Dörtlü girişimin ardından Dışişleri Bakanı İsmail Cem'le Yunanistan Dışişleri Bakanı Papandreu'nun birlikte bölgeye giderek Şaron yönetimi ve Arafat'la görüşecek olmaları, dörtlü girişimi güçlendirici etki yapacaktır. Cem, dörtlü girişimin oluşturacağı zemini, İslam Konferansı Örgütü ülkelerini de katarak genişletmek ve daha etkili kılmak istiyor. Bu amaçla bölgeye yapılacak ziyaret, platformun genişlemesine katkıda bulunabilir. Ayrıca Cem ve Papandreu'nun birlikte girişimde bulunmalarının ayrı bir anlamı da var. Yıllardır sorunlu iki ülkenin Dışişleri bakanları olarak birlikte hareket etmeleri ve barış girişiminde bulunmaları, İsrail ve Filistin tarafından örnek alınması gereken bir görüntüdür.

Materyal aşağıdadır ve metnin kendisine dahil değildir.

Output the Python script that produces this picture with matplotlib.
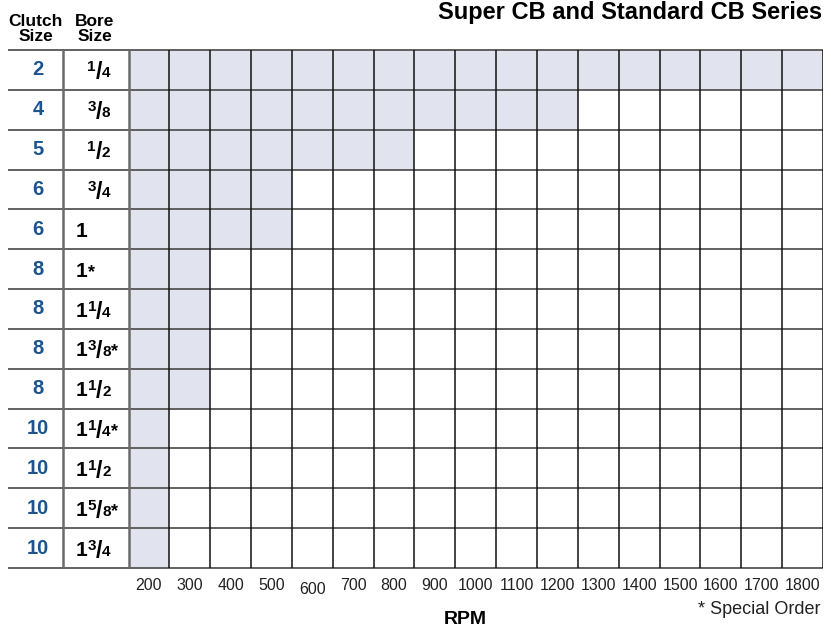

Filistin'in terör eylemleri, İsrail'in sert karşılıklarıyla sarmala giren İsrail - Filistin sorununun, dörtlü girişim öncülüğünde çözüme kavuşturulması mümkündür. Arafat'ın teröre karşı olduğunu açıklaması, terör eylemlerinin durdurulmasını açıkça istemesi, İsrail'in işgale hemen son vermesiyle oluşacak ortamda barış hayal değildir. Radikal örgütlerin oyununa gelmemesi, terörü destekleyen ve besleyen bölge ülkelerinin etki alanından çıkmaları iki tarafın da ortak çıkarı olacaktır.